Government Spy Truck Is Disguised As A Google Street View Car (vice.com)
An anonymous reader writes: Matt Blaze, a University of Pennsylvania computer and information science professor, discovered a SUV "tucked away in the shadows of the Philadelphia Convention Center's tunnel" that was labeled as a Google Maps Street View car. It had two high-powered license plate reader cameras mounted on top, meaning it had to belong to a government agency. The Philadelphia Police Department had admitted it owns the truck after the report from Motherboard was published. "Unless the Philadelphia Fire Department of Streets Department are using automated license plate recognition (ALPR), this strongly suggests the city's police department is trawling city streets under the auspices of Google while snapping thousands of license plate images per minute," says Motherboard. ALPR can photograph thousands of license plate images per minute and track and store a person's travel habits without a warrant. Google spokesperson Susan Cadrecha commented on the report, "We can confirm this is not a Google Maps car, and that we are currently looking into the matter." The Philadelphia Police Department since responded to the report: "We have been informed that this unmarked vehicle belongs to the police department; however, the placement of any particular decal on the vehicle was not approved through any chain of command. With that being said, once this was brought to our attention, it was ordered that the decals be removed immediately."

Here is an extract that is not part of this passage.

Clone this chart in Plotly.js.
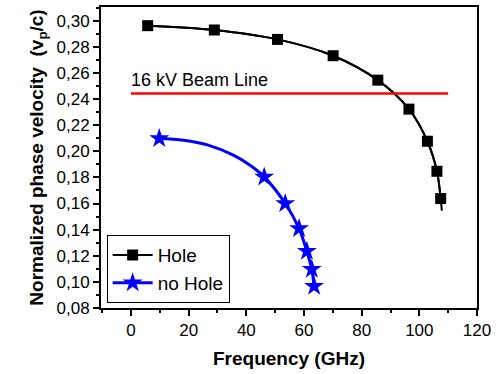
<!DOCTYPE html>
<html><head><meta charset="utf-8">
<script src="https://cdn.plot.ly/plotly-3.0.1.min.js"></script>
<style>html,body{margin:0;padding:0;background:#fff}#chart{width:500px;height:374px}</style>
</head><body><div id="chart"></div>
<script>
// Data
const holeFreq = [5.8, 28.9, 50.8, 70.1, 85.6, 96.4, 102.8, 106.1, 107.4];
const holeV    = [0.2962, 0.2929, 0.2857, 0.2732, 0.2545, 0.2323, 0.2077, 0.1847, 0.1638];
// fitted curve continues slightly past the last point
const holeFitFreq = [5.8, 28.9, 50.8, 70.1, 85.6, 96.4, 102.8, 106.1, 107.4, 107.8];
const holeFitV    = [0.2962, 0.2929, 0.2857, 0.2732, 0.2545, 0.2323, 0.2077, 0.1847, 0.1638, 0.1545];
const noHoleFreq = [9.8, 46.2, 53.5, 58.3, 61.0, 62.7, 63.5];
const noHoleV    = [0.2098, 0.1804, 0.1600, 0.1408, 0.1234, 0.1096, 0.0966];
// fitted curve
const noHoleFitFreq = [9.8, 18.2, 26.8, 35.5, 41.3, 46.2, 53.5, 58.3, 61.0, 62.7, 63.5];
const noHoleFitV    = [0.2098, 0.2085, 0.2047, 0.1970, 0.1893, 0.1804, 0.1600, 0.1408, 0.1234, 0.1096, 0.0966];
const beamFreq = [0, 110];
const beamV    = [0.2443, 0.2443];
const beamLabel = "16 kV Beam Line";

const F = "Arial, 'Liberation Sans', sans-serif";
const traces = [
  {x: holeFitFreq, y: holeFitV, mode: 'lines', line: {color: '#000', width: 2, shape: 'spline'}, showlegend: false, hoverinfo: 'skip'},
  {x: holeFreq, y: holeV, name: 'Hole', mode: 'lines+markers', line: {color: '#000', width: 2, shape: 'spline'},
   marker: {symbol: 'square', size: 11, color: '#000'}},
  {x: noHoleFitFreq, y: noHoleFitV, mode: 'lines', line: {color: '#0000ff', width: 3, shape: 'spline'}, showlegend: false, hoverinfo: 'skip'},
  {x: noHoleFreq, y: noHoleV, mode: 'markers', showlegend: false,
   marker: {symbol: 'star', size: 15, color: '#0000ff'}},
  {x: [null], y: [null], name: 'no Hole', mode: 'lines+markers', line: {color: '#0000ff', width: 3},
   marker: {symbol: 'star', size: 15, color: '#0000ff'}},
  {x: beamFreq, y: beamV, mode: 'lines', line: {color: '#ff0000', width: 2.5}, showlegend: false}
];
const layout = {
  width: 500, height: 374,
  margin: {l: 101, r: 23, t: 7, b: 66},
  paper_bgcolor: '#fff', plot_bgcolor: '#fff',
  separators: ',.',
  font: {family: F, color: '#000', size: 17},
  xaxis: {
    range: [-10.4, 120], dtick: 20, tick0: 0,
    showgrid: false, zeroline: false,
    showline: true, mirror: true, linewidth: 2, linecolor: '#000',
    ticks: 'outside', ticklen: 6, tickwidth: 2, tickcolor: '#000',
    minor: {dtick: 10, ticks: 'outside', ticklen: 3, tickwidth: 2, tickcolor: '#000', showgrid: false},
    tickfont: {size: 17},
    title: {text: '<b>Frequency (GHz)</b>', font: {size: 19}, standoff: 12}
  },
  yaxis: {
    range: [0.08, 0.3105], dtick: 0.02, tick0: 0.08, tickformat: '.2f',
    showgrid: false, zeroline: false,
    showline: true, mirror: true, linewidth: 2, linecolor: '#000',
    ticks: 'outside', ticklen: 6, tickwidth: 2, tickcolor: '#000',
    minor: {dtick: 0.01, ticks: 'outside', ticklen: 3, tickwidth: 2, tickcolor: '#000', showgrid: false},
    tickfont: {size: 17},
    title: {text: '<b>Normalized phase velocity  (v<sub>p</sub>/c)</b>', font: {size: 19}, standoff: 8}
  },
  legend: {x: 0.015, y: 0.016, xanchor: 'left', yanchor: 'bottom', bgcolor: '#fff',
           bordercolor: '#000', borderwidth: 1, font: {size: 19}, tracegroupgap: 0, itemwidth: 40},
  annotations: [{x: 0, y: 0.2545, xref: 'x', yref: 'y', xanchor: 'left', yanchor: 'middle',
                 text: beamLabel, showarrow: false, font: {size: 18}, xshift: -2}]
};
Plotly.newPlot('chart', traces, layout, {displayModeBar: false, staticPlot: true});
</script></body></html>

It probably came out of some (un)official slush fund billed as community outreach or something. A peon in the sense of the chain of command could likely still have access to these funds.

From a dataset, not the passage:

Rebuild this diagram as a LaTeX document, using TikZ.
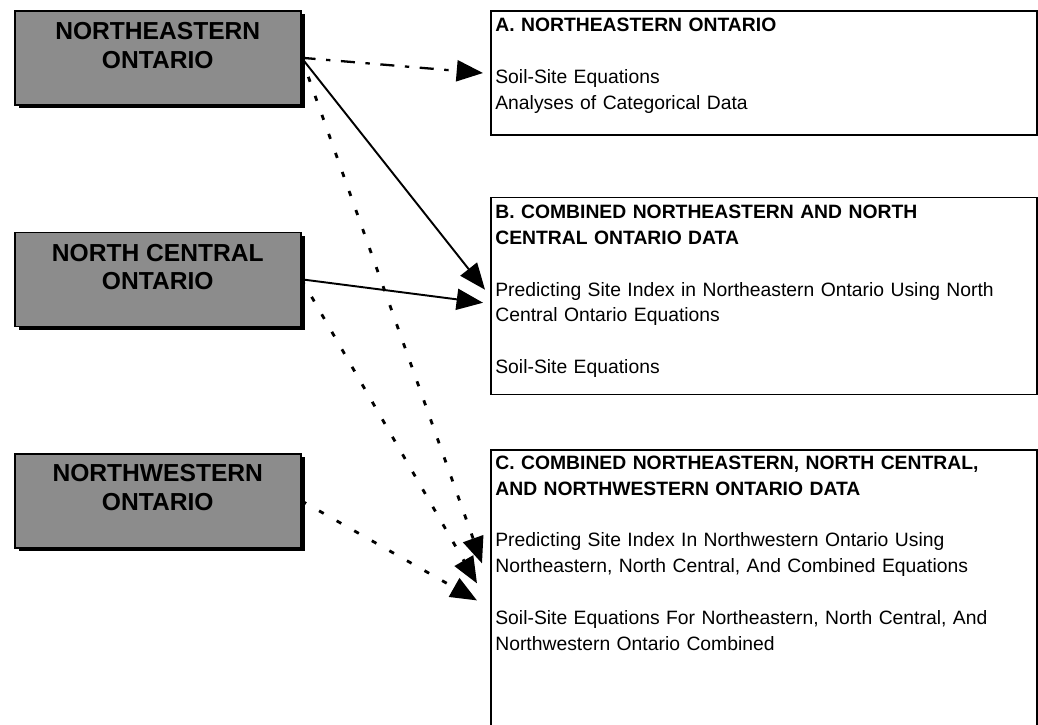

We had a chief of police run out because the department purchased paintball guns and rented some land which they claimed was for training purposes. That claim fell apart quickly when it was videotaped and appeared purely recreational. It really fell apart when the owner of the land was discovered to be one of the office's relations. They claimed some patrol leader set it all up and that the higher ups were unaware of it. The chief took a leave of absence and retired shortly after. But he went to work at the municipal court building two months later I
> I am not aware of any legal police authority allowing this
There's no law that allows you to eat chocolate ice cream in your bedroom. You may do so because there's no law AGAINST it. So the question is whether any law prohibits this.
Trademark law regulates the use of someone else's mark and name in TRADE, aka commerce. Because the cops weren't engaged in commerce, it probably doesn't apply.
This looks a lot like "tortious interference ", disrupting business relationships through a guilty act which is not merely competitive. However, most jurisdictions require that tortious interference be "intentional", not just negligent. That means it would apply only if the cops were TRYING to harm Google or their customers. If business relationships are harmed as a sidee-effect of whatever the cops were doing, that's legal in most places.
Some jurisdictions, including California, allow for recovery under tortious interference where the defendant both acted NEGLIGENTLY and did a guilty act, they were being a slimeball in some way. One could argue that the cops' actions qualify (and one could argue that they don't) . Again, most jurisdictions don't allow it anyway, they require intent to cause harm.
Someone else may think of another law the police may have violated in this instance, but the laws which are most obviously relevant don't quite cover this case.